━━ Material provided ━━

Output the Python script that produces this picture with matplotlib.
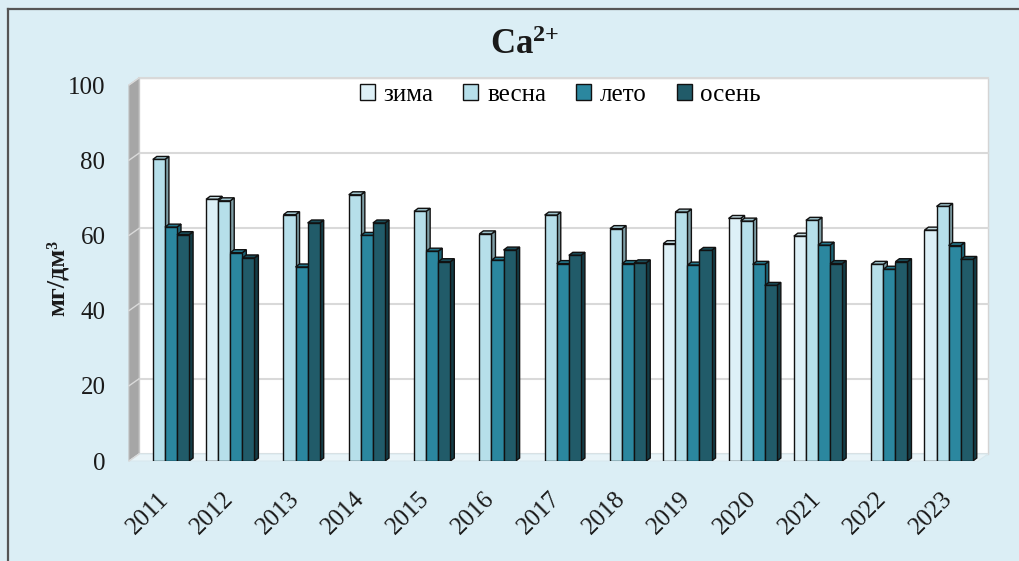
import numpy as np
import matplotlib
matplotlib.use('Agg')
import matplotlib.pyplot as plt
from matplotlib.patches import Polygon, Patch
from matplotlib.transforms import ScaledTranslation

# ---------------- data ----------------
years = ['2011', '2012', '2013', '2014', '2015', '2016', '2017',
         '2018', '2019', '2020', '2021', '2022', '2023']
series_names = ['зима', 'весна', 'лето', 'осень']
nan = np.nan
zima = [nan, 69.6, nan, nan, nan, nan, nan, nan, 57.8, 64.5, 59.8, nan, 61.4]
vesna = [80.2, 69.2, 65.5, 70.8, 66.4, 60.4, 65.4, 61.8, 66.2, 63.8, 64.0, 52.3, 67.7]
leto = [62.2, 55.4, 51.6, 60.0, 55.8, 53.4, 52.5, 52.5, 52.1, 52.3, 57.4, 51.0, 57.3]
osen = [60.2, 54.0, 63.3, 63.3, 53.0, 56.1, 54.7, 52.7, 56.0, 46.7, 52.5, 53.0, 53.6]
y_ticks = [0, 20, 40, 60, 80, 100]

# ---------------- style ----------------
front_colors = ['#ddf0f7', '#b6dfea', '#2b879f', '#215b69']
top_colors = ['#c3d9df', '#9dc2cb', '#24788d', '#1a4c58']
side_colors = ['#9fb8be', '#7e9ea6', '#1c6476', '#133c46']
bg = '#dbeef5'
serif = ['Liberation Serif', 'DejaVu Serif']

plt.rcParams['font.family'] = serif
plt.rcParams['mathtext.fontset'] = 'custom'
plt.rcParams['mathtext.rm'] = 'Liberation Serif'
plt.rcParams['mathtext.bf'] = 'Liberation Serif:bold'

W, H = 1020, 561
fig = plt.figure(figsize=(W / 100, H / 100), dpi=100, facecolor=bg)

# axes = front plane of the 3D box
ax_l, ax_r, ax_t, ax_b = 129, 978, 85, 461
ax = fig.add_axes([ax_l / W, 1 - ax_b / H, (ax_r - ax_l) / W, (ax_b - ax_t) / H])
ax.set_xlim(-0.5, len(years) - 0.5)
ax.set_ylim(0, 100)
ax.patch.set_visible(False)
for s in ax.spines.values():
    s.set_visible(False)

ax_w_px = ax_r - ax_l
ax_h_px = ax_b - ax_t

# back wall offset
wall_dx, wall_dy = 10, 7
off = ScaledTranslation(wall_dx / 100, wall_dy / 100, fig.dpi_scale_trans)
ox, oy = wall_dx / ax_w_px, wall_dy / ax_h_px

# back wall (white)
ax.add_patch(plt.Rectangle((0, 0), 1, 1, transform=ax.transAxes + off,
                           facecolor='white', edgecolor='#d4d4d4', lw=1,
                           zorder=0, clip_on=False))
# gridlines on the back wall
for yv in y_ticks:
    ax.plot([0, 1], [yv, yv], transform=ax.get_yaxis_transform() + off,
            color='#d9d9d9', lw=1.5, zorder=0.5, clip_on=False)
# left side wall
ax.add_patch(Polygon([(0, 0), (0, 1), (ox, 1 + oy), (ox, oy)], closed=True,
                     transform=ax.transAxes, facecolor='#a6a6a6',
                     edgecolor='#bdbdbd', lw=0.8, zorder=0.6, clip_on=False))
for yv in y_ticks:
    ax.plot([0, ox], [yv / 100, yv / 100 + oy], transform=ax.transAxes,
            color='#dadada', lw=1, zorder=0.7, clip_on=False)
# floor
ax.add_patch(Polygon([(0, 0), (1, 0), (1 + ox, oy), (ox, oy)], closed=True,
                     transform=ax.transAxes, facecolor='#e9f4f8',
                     edgecolor='#d8e8ee', lw=0.8, zorder=0.6, clip_on=False))

# ---------------- bars ----------------
bw = 0.185
shift = 0.05
bx = 4 / (ax_w_px / len(years))
by = 3 / (ax_h_px / 100)
x = np.arange(len(years))
all_series = [zima, vesna, leto, osen]
for k, vals in enumerate(all_series):
    vals = np.asarray(vals, dtype=float)
    mask = np.isfinite(vals)
    xs = x[mask] + shift + (k - 2) * bw
    bars = ax.bar(xs, vals[mask], width=bw, align='edge', color=front_colors[k],
                  edgecolor='#111111', linewidth=1.0)
    for rect, i in zip(bars, x[mask]):
        z = 3 + 0.01 * (i * 4 + k)
        rect.set_zorder(z + 0.003)
        x0 = rect.get_x()
        v = rect.get_height()
        x1 = x0 + bw
        top = Polygon([(x0, v), (x1, v), (x1 + bx, v + by), (x0 + bx, v + by)],
                      closed=True, facecolor=top_colors[k], edgecolor='#111111',
                      lw=1.0, zorder=z + 0.002)
        side = Polygon([(x1, 0), (x1, v), (x1 + bx, v + by), (x1 + bx, by)],
                       closed=True, facecolor=side_colors[k], edgecolor='#111111',
                       lw=1.0, zorder=z + 0.001)
        ax.add_patch(side)
        ax.add_patch(top)

# ---------------- axes text ----------------
ax.set_yticks(y_ticks)
ax.set_yticklabels([str(t) for t in y_ticks], fontsize=18, color='#1a1a1a')
ax.tick_params(axis='y', length=0, pad=17)
ax.set_xticks(x + shift)
ax.set_xticklabels(years, fontsize=18, color='#1a1a1a', rotation=45,
                   ha='right', va='center', rotation_mode='anchor')
ax.tick_params(axis='x', length=0, pad=25)

handles = [Patch(facecolor=c, edgecolor='#111111', lw=1) for c in front_colors]
ax.legend(handles, series_names, loc='center', bbox_to_anchor=(0.508, 0.973),
          ncol=4, frameon=False, fontsize=18, handlelength=0.6,
          handleheight=0.6, handletextpad=0.35, columnspacing=1.2,
          borderaxespad=0)

fig.text(525 / W, 1 - 45 / H, r'$\mathbf{Ca^{2{+}}}$', ha='center', va='center',
         fontsize=25, color='#1a1a1a')
fig.text(57 / W, 1 - 278 / H, 'мг/дм³', rotation=90, ha='center', va='center',
         fontsize=19, fontweight='bold', color='#1a1a1a')

# frame lines (top and left)
fig.add_artist(plt.Line2D([8 / W, 1], [1 - 9 / H, 1 - 9 / H],
                          transform=fig.transFigure, color='#555555', lw=1.6))
fig.add_artist(plt.Line2D([8 / W, 8 / W], [0, 1 - 9 / H],
                          transform=fig.transFigure, color='#555555', lw=1.6))

fig.savefig('out.png', dpi=100, facecolor=bg)
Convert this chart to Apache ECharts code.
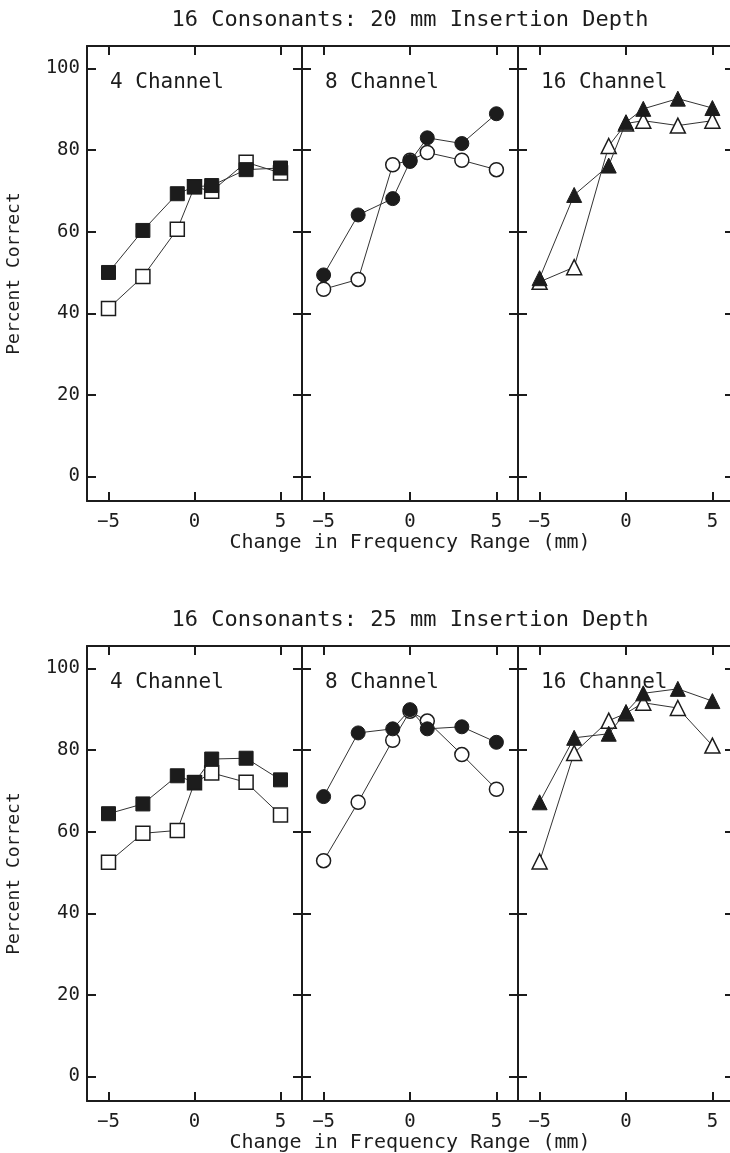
<!DOCTYPE html>
<html>
<head>
<meta charset="utf-8">
<script src="https://cdn.jsdelivr.net/npm/echarts@6/dist/echarts.min.js"></script>
<style>
  html, body { margin: 0; padding: 0; background: #fff; }
  #chart { width: 730px; height: 1153px; }
</style>
</head>
<body>
<div id="chart"></div>
<script>
// frequency shift (mm) for each point
var shifts = [-5, -3, -1, 0, 1, 3, 5];
var xTicks = [-5, 0, 5];
var yTicks = [0, 20, 40, 60, 80, 100];

// 20 mm insertion depth
var ch4_20_solid  = [50, 60.3, 69.3, 71, 71.3, 75.2, 75.6];
var ch4_20_open   = [41.2, 49, 60.6, 71, 69.9, 77, 74.4];
var ch8_20_solid  = [49.4, 64.1, 68.1, 77.2, 83, 81.6, 88.9];
var ch8_20_open   = [45.9, 48.3, 76.4, 77.5, 79.4, 77.5, 75.2];
var ch16_20_solid = [48.6, 69, 76.2, 86.8, 90.1, 92.6, 90.3];
var ch16_20_open  = [47.7, 51.3, 81, 86.5, 87.2, 86, 87.2];

// 25 mm insertion depth
var ch4_25_solid  = [64.4, 66.8, 73.7, 72.1, 77.8, 78, 72.7];
var ch4_25_open   = [52.5, 59.6, 60.3, 72, 74.4, 72.1, 64.1];
var ch8_25_solid  = [68.6, 84.2, 85.2, 89.9, 85.2, 85.7, 81.9];
var ch8_25_open   = [52.9, 67.2, 82.4, 89.5, 87.1, 78.9, 70.4];
var ch16_25_solid = [67.2, 83, 84, 89.3, 93.9, 95, 92];
var ch16_25_open  = [52.7, 79.3, 87.2, 89, 91.6, 90.3, 81.1];

var panelNames = ['4 Channel', '8 Channel', '16 Channel'];
var panelSymbols = ['rect', 'circle', 'triangle'];
var titles = ['16 Consonants: 20 mm Insertion Depth', '16 Consonants: 25 mm Insertion Depth'];

var panels = [
  [ch4_20_open, ch4_20_solid], [ch8_20_open, ch8_20_solid], [ch16_20_open, ch16_20_solid],
  [ch4_25_open, ch4_25_solid], [ch8_25_open, ch8_25_solid], [ch16_25_open, ch16_25_solid]
];

var FONT = '"DejaVu Sans Mono", monospace';
var INK = '#1c1c1c';
var lefts = [87, 302, 518];
var widths = [215, 216, 216];
var tops = [46, 646];
var H = 455;

function pairs(ys) {
  return shifts.map(function (x, i) { return [x, ys[i]]; });
}
function minus(v) { return String(v).replace('-', '\u2212'); }

var grid = [], xAxis = [], yAxis = [], series = [], graphic = [];

for (var r = 0; r < 2; r++) {
  graphic.push({
    type: 'text', x: 410, y: tops[r] - 26,
    style: { text: titles[r], font: '22px ' + FONT, fill: INK, align: 'center', verticalAlign: 'middle' }
  });
  graphic.push({
    type: 'text', x: 410, y: tops[r] + H + 42,
    style: { text: 'Change in Frequency Range (mm)', font: '20px ' + FONT, fill: INK, align: 'center', verticalAlign: 'middle' }
  });
  for (var c = 0; c < 3; c++) {
    var g = r * 3 + c;
    grid.push({ left: lefts[c], top: tops[r], width: widths[c], height: H, outerBoundsMode: 'none' });
    graphic.push({
      type: 'text', x: lefts[c] + 23, y: tops[r] + 37,
      style: { text: panelNames[c], font: '21px ' + FONT, fill: INK, align: 'left', verticalAlign: 'middle' }
    });

    var axisLine = { show: true, onZero: false, lineStyle: { color: INK, width: 2 } };
    var tick = { show: true, inside: true, length: 9, lineStyle: { color: INK, width: 2 } };

    xAxis.push({
      type: 'value', gridIndex: g, position: 'bottom', min: -6.25, max: 6.25,
      axisLine: axisLine,
      axisTick: Object.assign({ customValues: xTicks }, tick),
      axisLabel: { customValues: xTicks, formatter: minus, margin: 12, color: INK, fontFamily: FONT, fontSize: 19 },
      splitLine: { show: false }
    });
    xAxis.push({
      type: 'value', gridIndex: g, position: 'top', min: -6.25, max: 6.25,
      axisLine: axisLine,
      axisTick: Object.assign({ customValues: xTicks }, tick),
      axisLabel: { show: false },
      splitLine: { show: false }
    });
    yAxis.push({
      type: 'value', gridIndex: g, position: 'left', min: -6, max: 105.5,
      name: c === 0 ? 'Percent Correct' : '', nameLocation: 'middle', nameGap: 64, nameRotate: 90,
      nameTextStyle: { color: INK, fontFamily: FONT, fontSize: 18 },
      axisLine: axisLine,
      axisTick: Object.assign({ customValues: yTicks }, tick),
      axisLabel: { show: c === 0, customValues: yTicks, margin: 7, color: INK, fontFamily: FONT, fontSize: 19 },
      splitLine: { show: false }
    });
    yAxis.push({
      type: 'value', gridIndex: g, position: 'right', min: -6, max: 105.5,
      axisLine: axisLine,
      axisTick: Object.assign({ customValues: yTicks }, tick),
      axisLabel: { show: false },
      splitLine: { show: false }
    });

    var sym = panelSymbols[c];
    var size = sym === 'triangle' ? 15 : 14;
    // open markers first, filled drawn over them
    series.push({
      type: 'line', xAxisIndex: 2 * g, yAxisIndex: 2 * g,
      data: pairs(panels[g][0]),
      symbol: sym, symbolSize: size,
      lineStyle: { color: '#333', width: 1 },
      itemStyle: { color: '#fff', borderColor: INK, borderWidth: 1.5 },
      z: 2, animation: false
    });
    series.push({
      type: 'line', xAxisIndex: 2 * g, yAxisIndex: 2 * g,
      data: pairs(panels[g][1]),
      symbol: sym, symbolSize: size,
      lineStyle: { color: '#333', width: 1 },
      itemStyle: { color: INK, borderColor: INK, borderWidth: 1 },
      z: 3, animation: false
    });
  }
}

var myChart = echarts.init(document.getElementById('chart'));
myChart.setOption({
  backgroundColor: '#fff',
  animation: false,
  grid: grid,
  xAxis: xAxis,
  yAxis: yAxis,
  series: series,
  graphic: graphic
});
</script>
</body>
</html>
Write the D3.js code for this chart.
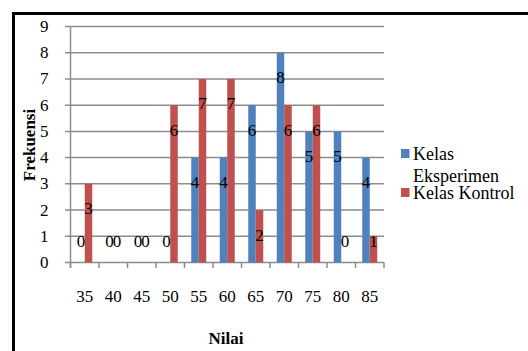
<!DOCTYPE html>
<html>
<head>
<meta charset="utf-8">
<script src="https://cdn.jsdelivr.net/npm/d3@7"></script>
<style>
  html, body { margin: 0; padding: 0; background: #fff; }
  svg { display: block; }
</style>
</head>
<body>
<svg id="chart" width="528" height="351"></svg>
<script>
const categories = ["35", "40", "45", "50", "55", "60", "65", "70", "75", "80", "85"];
const seriesNames = ["Kelas Eksperimen", "Kelas Kontrol"];
const eksperimen = [0, 0, 0, 0, 4, 4, 6, 8, 5, 5, 4];
const kontrol = [3, 0, 0, 6, 7, 7, 2, 6, 6, 0, 1];
const yTicks = [0, 1, 2, 3, 4, 5, 6, 7, 8, 9];
const colors = ["#4F81BD", "#C0504D"];

const FONT = "'Liberation Serif'";
const seriesValues = [eksperimen, kontrol];
const svg = d3.select("#chart");

// outer border
svg.append("rect")
  .attr("x", 13.5).attr("y", 13.5)
  .attr("width", 540).attr("height", 360)
  .attr("fill", "none").attr("stroke", "#000").attr("stroke-width", 3);

const x = d3.scaleBand().domain(categories).range([70.5, 384]).padding(0);
const xs = d3.scaleBand().domain(seriesNames).range([0, x.bandwidth()]).paddingInner(0).paddingOuter(0.9);
const y = d3.scaleLinear().domain([0, 9]).range([262.5, 26.5]);

// gridlines
svg.append("g").selectAll("line").data(yTicks).join("line")
  .attr("x1", 65).attr("x2", 384)
  .attr("y1", d => y(d)).attr("y2", d => y(d))
  .attr("stroke", "#8c8c8c").attr("stroke-width", 1.5);

// y axis line
svg.append("line")
  .attr("x1", x.range()[0]).attr("x2", x.range()[0])
  .attr("y1", y(9)).attr("y2", y(0) + 5)
  .attr("stroke", "#8c8c8c").attr("stroke-width", 1.5);

// x tick marks at category boundaries
const bounds = categories.map(c => x(c)).concat([x.range()[1]]);
svg.append("g").selectAll("line").data(bounds).join("line")
  .attr("x1", d => d).attr("x2", d => d)
  .attr("y1", y(0)).attr("y2", y(0) + 5.5)
  .attr("stroke", "#8c8c8c").attr("stroke-width", 1.5);

function txt(sel) {
  return sel.style("font-family", FONT).attr("fill", "#000");
}

// y tick labels
txt(svg.append("g").selectAll("text").data(yTicks).join("text"))
  .attr("x", 48.5).attr("y", d => y(d))
  .attr("text-anchor", "end").attr("dominant-baseline", "central")
  .attr("font-size", 17).text(d => d);

// x tick labels
txt(svg.append("g").selectAll("text").data(categories).join("text"))
  .attr("x", d => x(d) + x.bandwidth() / 2).attr("y", 302)
  .attr("text-anchor", "middle").attr("font-size", 17).text(d => d);

// bars
const barData = [];
seriesNames.forEach((s, si) => {
  categories.forEach((c, ci) => {
    barData.push({ s, si, c, v: seriesValues[si][ci] });
  });
});

svg.append("g").selectAll("rect").data(barData).join("rect")
  .attr("x", d => x(d.c) + xs(d.s))
  .attr("width", xs.bandwidth())
  .attr("y", d => y(d.v))
  .attr("height", d => y(0) - y(d.v))
  .attr("fill", d => colors[d.si]);

// data labels
txt(svg.append("g").selectAll("text").data(barData).join("text"))
  .attr("x", d => x(d.c) + xs(d.s) + xs.bandwidth() / 2)
  .attr("y", d => Math.min(y(d.v) + 25, y(0) - 21.5))
  .attr("text-anchor", "middle").attr("dominant-baseline", "central")
  .attr("font-size", 17).text(d => d.v);

// axis titles
txt(svg.append("text"))
  .attr("x", 226).attr("y", 344)
  .attr("text-anchor", "middle").attr("font-size", 17).attr("font-weight", "bold")
  .text("Nilai");

txt(svg.append("text"))
  .attr("transform", "translate(35,145) rotate(-90)")
  .attr("text-anchor", "middle").attr("font-size", 17).attr("font-weight", "bold")
  .text("Frekuensi");

// legend
const legend = svg.append("g");
legend.append("rect").attr("x", 401).attr("y", 149).attr("width", 8.5).attr("height", 9).attr("fill", colors[0]);
txt(legend.append("text")).attr("x", 413).attr("y", 159.5).attr("font-size", 18).text("Kelas");
txt(legend.append("text")).attr("x", 413).attr("y", 181.5).attr("font-size", 18).text("Eksperimen");
legend.append("rect").attr("x", 401).attr("y", 188).attr("width", 8.5).attr("height", 9).attr("fill", colors[1]);
txt(legend.append("text")).attr("x", 413).attr("y", 199).attr("font-size", 18).text("Kelas Kontrol");
</script>
</body>
</html>
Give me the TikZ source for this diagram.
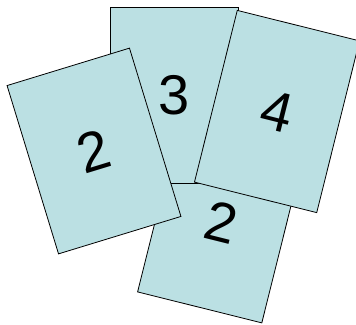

━━━

▶ _Required work_
Copy, exactly as they stand, the lines from the one that holds "Convert this chart to Apache ECharts code." to the one that holds "var yTicks = [0, 20, 40, 60, 80, 100];", both included, and drop every picture.

▶ _Correct result_
Convert this chart to Apache ECharts code.
<!DOCTYPE html>
<html>
<head>
<meta charset="utf-8">
<script src="https://cdn.jsdelivr.net/npm/echarts@6/dist/echarts.min.js"></script>
<style>
  html, body { margin: 0; padding: 0; background: #fff; }
  #chart { width: 730px; height: 1153px; }
</style>
</head>
<body>
<div id="chart"></div>
<script>
// frequency shift (mm) for each point
var shifts = [-5, -3, -1, 0, 1, 3, 5];
var xTicks = [-5, 0, 5];
var yTicks = [0, 20, 40, 60, 80, 100];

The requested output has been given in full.